╭─ Exercise input

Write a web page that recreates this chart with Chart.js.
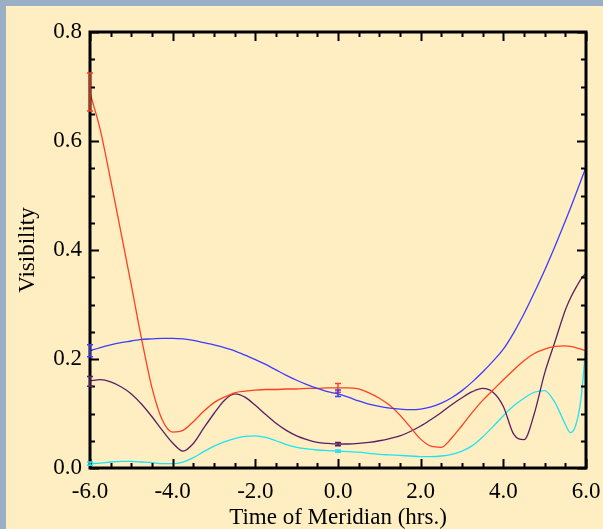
<!DOCTYPE html>
<html>
<head>
<meta charset="utf-8">
<script src="https://cdn.jsdelivr.net/npm/chart.js@4/dist/chart.umd.min.js"></script>
<style>
  html, body { margin: 0; padding: 0; background: #9aafc6; }
  #frame { position: absolute; left: 6px; top: 6px; width: 597px; height: 523px; background: #feeec2; }
  canvas { display: block; }
</style>
</head>
<body>
<div id="frame"><canvas id="chart" width="597" height="523"></canvas></div>
<script>
// hour angle samples (hrs), shared by all curves
const hours = [-6, -5.75, -5.5, -5.25, -5, -4.75, -4.5, -4.25, -4, -3.75, -3.5, -3.25, -3, -2.75, -2.5, -2.25, -2,
  -1.75, -1.5, -1.25, -1, -0.75, -0.5, -0.25, 0, 0.25, 0.5, 0.75, 1, 1.25, 1.5, 1.75, 2, 2.25, 2.5, 2.75, 3,
  3.25, 3.5, 3.75, 4, 4.25, 4.5, 4.75, 5, 5.25, 5.5, 5.625, 5.75, 5.875, 6];

const redVis = [0.688, 0.620, 0.528, 0.432, 0.335, 0.236, 0.147, 0.088, 0.066, 0.069, 0.085, 0.104, 0.120, 0.130,
  0.138, 0.141, 0.143, 0.144, 0.144, 0.145, 0.145, 0.146, 0.146, 0.147, 0.147, 0.147, 0.145, 0.138, 0.128,
  0.115, 0.097, 0.075, 0.053, 0.040, 0.038, 0.055, 0.078, 0.102, 0.124, 0.143, 0.162, 0.180, 0.197, 0.210,
  0.218, 0.223, 0.224, 0.223, 0.221, 0.218, 0.215];

const blueVis = [0.215, 0.221, 0.226, 0.230, 0.233, 0.236, 0.237, 0.238, 0.238, 0.237, 0.234, 0.230, 0.226, 0.221,
  0.215, 0.207, 0.199, 0.190, 0.180, 0.170, 0.161, 0.153, 0.146, 0.140, 0.136, 0.130, 0.123, 0.117, 0.113,
  0.110, 0.108, 0.107, 0.108, 0.112, 0.119, 0.129, 0.142, 0.158, 0.176, 0.196, 0.218, 0.248, 0.283, 0.322,
  0.363, 0.407, 0.453, 0.477, 0.502, 0.527, 0.552];

const purpleVis = [0.160, 0.162, 0.158, 0.149, 0.136, 0.117, 0.094, 0.069, 0.046, 0.031, 0.045, 0.073, 0.100, 0.124,
  0.136, 0.130, 0.115, 0.098, 0.082, 0.069, 0.059, 0.052, 0.047, 0.045, 0.044, 0.044, 0.045, 0.047, 0.050,
  0.054, 0.059, 0.067, 0.077, 0.089, 0.102, 0.116, 0.129, 0.140, 0.146, 0.139, 0.113, 0.062, 0.052, 0.100,
  0.174, 0.232, 0.290, 0.312, 0.330, 0.346, 0.358];

const cyanVis = [0.008, 0.009, 0.011, 0.012, 0.012, 0.011, 0.010, 0.008, 0.008, 0.011, 0.019, 0.030, 0.040, 0.048,
  0.054, 0.058, 0.059, 0.056, 0.050, 0.043, 0.038, 0.035, 0.033, 0.032, 0.031, 0.030, 0.029, 0.027, 0.025,
  0.024, 0.023, 0.022, 0.021, 0.021, 0.022, 0.025, 0.031, 0.041, 0.057, 0.076, 0.096, 0.114, 0.128, 0.139,
  0.142, 0.120, 0.080, 0.065, 0.078, 0.125, 0.226];

// measured points with error bars
const errHours = [-6, 0];
const redMeas = [0.690, 0.147], redErr = [0.035, 0.008];
const blueMeas = [0.215, 0.137], blueErr = [0.011, 0.006];
const purpleMeas = [0.159, 0.044], purpleErr = [0.009, 0.003];
const cyanMeas = [0.008, 0.031], cyanErr = [0.003, 0.002];

const xTicks = [-6, -4, -2, 0, 2, 4, 6];
const yTicks = [0, 0.2, 0.4, 0.6, 0.8];

const colors = { red: "#ff4020", blue: "#3c3cff", purple: "#5c1e62", cyan: "#20e2f0" };
const serif = "'Liberation Serif', 'DejaVu Serif', serif";

function curve(vals, color) {
  return {
    data: hours.map((h, i) => ({ x: h, y: vals[i] })),
    borderColor: color,
    borderWidth: 1.3,
    pointRadius: 0,
    cubicInterpolationMode: "monotone",
    fill: false
  };
}

const errSets = [
  [redMeas, redErr, colors.red],
  [blueMeas, blueErr, colors.blue],
  [purpleMeas, purpleErr, colors.purple],
  [cyanMeas, cyanErr, colors.cyan]
];

// box, inward major/minor ticks on all four sides, then error bars
const frame = {
  id: "frame",
  afterDraw(chart) {
    const { ctx, chartArea: a, scales: { x, y } } = chart;
    ctx.save();
    ctx.strokeStyle = "#000";
    ctx.lineWidth = 2;
    ctx.beginPath();
    for (let k = 0; k <= 24; k++) {
      const v = -6 + k * 0.5;
      const px = Math.round(x.getPixelForValue(v)) + 0.5;
      const len = k % 4 === 0 ? 9 : 5;
      ctx.moveTo(px, a.bottom); ctx.lineTo(px, a.bottom - len);
      ctx.moveTo(px, a.top); ctx.lineTo(px, a.top + len);
    }
    for (let k = 0; k <= 16; k++) {
      const v = k * 0.05;
      const py = Math.round(y.getPixelForValue(v)) + 0.5;
      const len = k % 4 === 0 ? 9 : 5;
      ctx.moveTo(a.left, py); ctx.lineTo(a.left + len, py);
      ctx.moveTo(a.right, py); ctx.lineTo(a.right - len, py);
    }
    ctx.stroke();
    ctx.lineWidth = 3;
    ctx.strokeRect(a.left, a.top, a.right - a.left, a.bottom - a.top);

    ctx.lineWidth = 1.5;
    errSets.forEach(([m, e, c]) => {
      ctx.strokeStyle = c;
      ctx.beginPath();
      errHours.forEach((h, i) => {
        const px = x.getPixelForValue(h);
        const y1 = y.getPixelForValue(m[i] + e[i]);
        const y2 = y.getPixelForValue(m[i] - e[i]);
        ctx.moveTo(px, y1); ctx.lineTo(px, y2);
        ctx.moveTo(px - 3, y1); ctx.lineTo(px + 3, y1);
        ctx.moveTo(px - 3, y2); ctx.lineTo(px + 3, y2);
      });
      ctx.stroke();
    });
    ctx.restore();
  }
};

new Chart(document.getElementById("chart"), {
  type: "line",
  data: {
    datasets: [
      curve(blueVis, colors.blue),
      curve(redVis, colors.red),
      curve(purpleVis, colors.purple),
      curve(cyanVis, colors.cyan)
    ]
  },
  options: {
    responsive: false,
    animation: false,
    devicePixelRatio: 1,
    layout: { padding: { left: 6, top: 26, right: 17, bottom: 0 } },
    plugins: { legend: { display: false }, tooltip: { enabled: false } },
    scales: {
      x: {
        type: "linear",
        min: -6, max: 6,
        afterBuildTicks: s => { s.ticks = xTicks.map(v => ({ value: v })); },
        afterFit: s => { s.height = 61; s.paddingLeft = 0; s.paddingRight = 0; },
        grid: { display: false, drawTicks: false },
        border: { display: false },
        ticks: { color: "#000", padding: 10, maxRotation: 0, font: { family: serif, size: 23 }, callback: v => v.toFixed(1) },
        title: { display: true, text: "Time of Meridian (hrs.)", color: "#000", padding: 0, font: { family: serif, size: 23, lineHeight: 1 } }
      },
      y: {
        type: "linear",
        min: 0, max: 0.8,
        afterBuildTicks: s => { s.ticks = yTicks.map(v => ({ value: v })); },
        afterFit: s => { s.width = 78; s.paddingTop = 0; s.paddingBottom = 0; },
        grid: { display: false, drawTicks: false },
        border: { display: false },
        ticks: { color: "#000", padding: 8, font: { family: serif, size: 23 }, callback: v => v.toFixed(1) },
        title: { display: true, text: "Visibility", color: "#000", padding: { top: 2, bottom: 0 }, font: { family: serif, size: 23, lineHeight: 1.2 } }
      }
    }
  },
  plugins: [frame]
});
</script>
</body>
</html>
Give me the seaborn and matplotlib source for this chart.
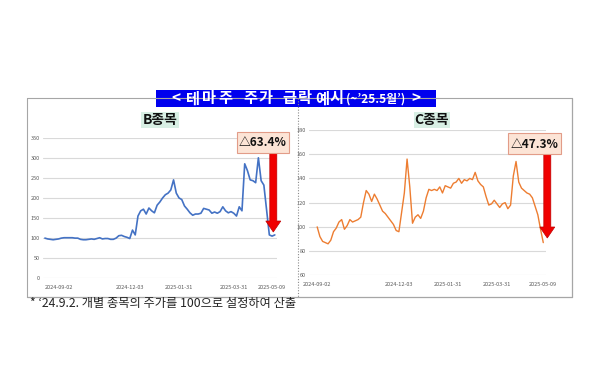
import matplotlib
matplotlib.use('Agg')
import matplotlib.pyplot as plt
import seaborn as sns
import pandas as pd
from matplotlib.patches import Rectangle, FancyArrow

# ---------------- data ----------------
tick_labels = ['2024-09-02', '2024-12-03', '2025-01-31', '2025-03-31', '2025-05-09']
b_tick_idx = [0, 31, 49, 69, 83]
c_tick_idx = [0, 30, 48, 66, 83]

b_values = [100, 98, 97, 96, 97, 98, 100, 101, 101, 101,
            101, 100, 100, 97, 96, 96, 97, 98, 97, 99,
            101, 98, 99, 99, 97, 97, 100, 106, 107, 104,
            102, 99, 120, 108, 155, 168, 172, 160, 175, 168,
            163, 182, 190, 200, 208, 212, 220, 245, 212, 200,
            196, 180, 172, 163, 157, 160, 160, 162, 174, 172,
            170, 162, 165, 162, 166, 178, 168, 163, 166, 162,
            155, 178, 168, 285, 268, 245, 243, 238, 300, 243,
            232, 170, 108, 105, 108]

c_values = [100, 92, 88, 87, 86, 89, 96, 99, 104, 106,
            98, 101, 106, 104, 105, 106, 108, 120, 130, 127,
            121, 127, 123, 118, 113, 111, 108, 105, 102, 97,
            96, 112, 128, 156, 133, 103, 108, 110, 107, 113,
            124, 131, 130, 131, 130, 133, 128, 134, 133, 132,
            136, 137, 140, 136, 139, 138, 140, 139, 145, 138,
            135, 133, 125, 118, 119, 122, 119, 116, 119, 120,
            115, 118, 142, 154, 137, 132, 130, 128, 127, 124,
            117, 110, 98, 87]

b_yticks = [0, 50, 100, 150, 200, 250, 300, 350]
c_yticks = [60, 80, 100, 120, 140, 160, 180]

title_main = '<테마주주가급락예시'
title_sub = '(~’25.5월’)'
title_end = '>'
b_name = 'B종목'
c_name = 'C종목'
b_drop = '△63.4%'
c_drop = '△47.3%'
footnote = '* ‘24.9.2. 개별 종목의 주가를 100으로 설정하여 산출'

# ---------------- style ----------------
sns.set_style('white')
plt.rcParams['font.family'] = ['Noto Sans CJK KR', 'DejaVu Sans']

W, H = 600, 375
fig = plt.figure(figsize=(6, 3.75), dpi=100)
fig.patch.set_facecolor('white')


def frac(x0, y0, x1, y1):
    return [x0 / W, 1 - y1 / H, (x1 - x0) / W, (y1 - y0) / H]


def style_axis(ax, yticks, ylim, ticks_idx, xlim, xpad):
    ax.set_xlim(*xlim)
    ax.set_ylim(*ylim)
    ax.set_yticks(yticks)
    ax.set_xticks(ticks_idx)
    ax.set_xticklabels(tick_labels)
    ax.set_xlabel('')
    ax.set_ylabel('')
    for s in ax.spines.values():
        s.set_visible(False)
    ax.yaxis.grid(True, color='#D9D9D9', lw=0.8)
    ax.xaxis.grid(False)
    ax.set_axisbelow(True)
    ax.tick_params(axis='both', length=0, labelsize=4, colors='#595959')
    ax.tick_params(axis='y', pad=2.5)
    ax.tick_params(axis='x', pad=xpad)
    ax.patch.set_alpha(0)


# B chart
axB = fig.add_axes(frac(43, 137.7, 277, 278.3))
dfB = pd.DataFrame({'idx': range(len(b_values)), 'value': b_values})
sns.lineplot(data=dfB, x='idx', y='value', ax=axB, color='#4472C4', lw=1.2)
style_axis(axB, b_yticks, (0, 350), b_tick_idx, (-0.7, 84.8), 5)
axB.get_xticklabels()[0].set_ha('left')

# C chart
axC = fig.add_axes(frac(309, 130, 546, 275.3))
dfC = pd.DataFrame({'idx': range(len(c_values)), 'value': c_values})
sns.lineplot(data=dfC, x='idx', y='value', ax=axC, color='#ED7D31', lw=1.0)
style_axis(axC, c_yticks, (60, 180), c_tick_idx, (-3.0, 84.0), 5)

# ---------------- overlay (pixel coordinates) ----------------
ov = fig.add_axes([0, 0, 1, 1], zorder=10)
ov.set_xlim(0, W)
ov.set_ylim(H, 0)
ov.axis('off')
ov.patch.set_alpha(0)

bc = '#A6A6A6'
ov.plot([27.3, 572.3], [98.3, 98.3], color=bc, lw=0.8)
ov.plot([27.3, 572.3], [296.7, 296.7], color=bc, lw=0.9)
ov.plot([27.3, 27.3], [98.3, 296.7], color=bc, lw=0.8)
ov.plot([572.3, 572.3], [98.3, 296.7], color=bc, lw=0.9)
ov.plot([298, 298], [98.3, 296.7], color='#8C8C8C', lw=0.8, ls=(0, (1, 1.5)))

# title box (letter-spaced like the original)
ov.add_patch(Rectangle((156, 90), 280, 16.5, facecolor='#0000EE', edgecolor='none'))
char_x = [176, 193, 209, 225, 250, 266, 289, 305, 322, 337]
for ch, xc in zip(title_main, char_x):
    ov.text(xc, 98.3, ch, color='white', fontsize=11, fontweight='bold',
            ha='center', va='center')
ov.text(376, 99, title_sub, color='white', fontsize=8.5, fontweight='bold',
        ha='center', va='center')
ov.text(416, 98.3, title_end, color='white', fontsize=11, fontweight='bold',
        ha='center', va='center')

# stock names
for x, name in [(160, b_name), (432, c_name)]:
    ov.text(x, 120, name, fontsize=10, fontweight='bold', color='#111111',
            ha='center', va='center',
            bbox=dict(boxstyle='square,pad=0.08', facecolor='#D8EFE4', edgecolor='none'))

# drop boxes + arrows
for (bx0, by0, bw, bh, label, ax_x, ay1) in [
        (236.7, 132, 52.6, 21, b_drop, 273.3, 232),
        (507.7, 132.7, 53.3, 21.6, c_drop, 547.3, 238)]:
    ov.add_patch(FancyArrow(ax_x, by0 + bh, 0, ay1 - (by0 + bh), width=7,
                            head_width=15, head_length=11, length_includes_head=True,
                            facecolor='#F00000', edgecolor='#C00000', lw=0.5))
    ov.add_patch(Rectangle((bx0, by0), bw, bh, facecolor='#FCE4D6',
                           edgecolor='#E29C88', lw=0.8))
    ov.text(bx0 + bw / 2, by0 + bh / 2 + 0.5, label, fontsize=8.5, fontweight='bold',
            color='#111111', ha='center', va='center')

# footnote
ov.text(30, 304, footnote, fontsize=8.8, color='#222222', ha='left', va='center')

fig.savefig('out.png', dpi=100, facecolor='white')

╰─

**Work to do**
Return exactly the lines from the one with "Give me the" to the one with "232, 170, 108, 105, 108]", both ends kept, and only those. Images are left out.

**Result for this exercise**
Give me the seaborn and matplotlib source for this chart.
import matplotlib
matplotlib.use('Agg')
import matplotlib.pyplot as plt
import seaborn as sns
import pandas as pd
from matplotlib.patches import Rectangle, FancyArrow

# ---------------- data ----------------
tick_labels = ['2024-09-02', '2024-12-03', '2025-01-31', '2025-03-31', '2025-05-09']
b_tick_idx = [0, 31, 49, 69, 83]
c_tick_idx = [0, 30, 48, 66, 83]

b_values = [100, 98, 97, 96, 97, 98, 100, 101, 101, 101,
            101, 100, 100, 97, 96, 96, 97, 98, 97, 99,
            101, 98, 99, 99, 97, 97, 100, 106, 107, 104,
            102, 99, 120, 108, 155, 168, 172, 160, 175, 168,
            163, 182, 190, 200, 208, 212, 220, 245, 212, 200,
            196, 180, 172, 163, 157, 160, 160, 162, 174, 172,
            170, 162, 165, 162, 166, 178, 168, 163, 166, 162,
            155, 178, 168, 285, 268, 245, 243, 238, 300, 243,
            232, 170, 108, 105, 108]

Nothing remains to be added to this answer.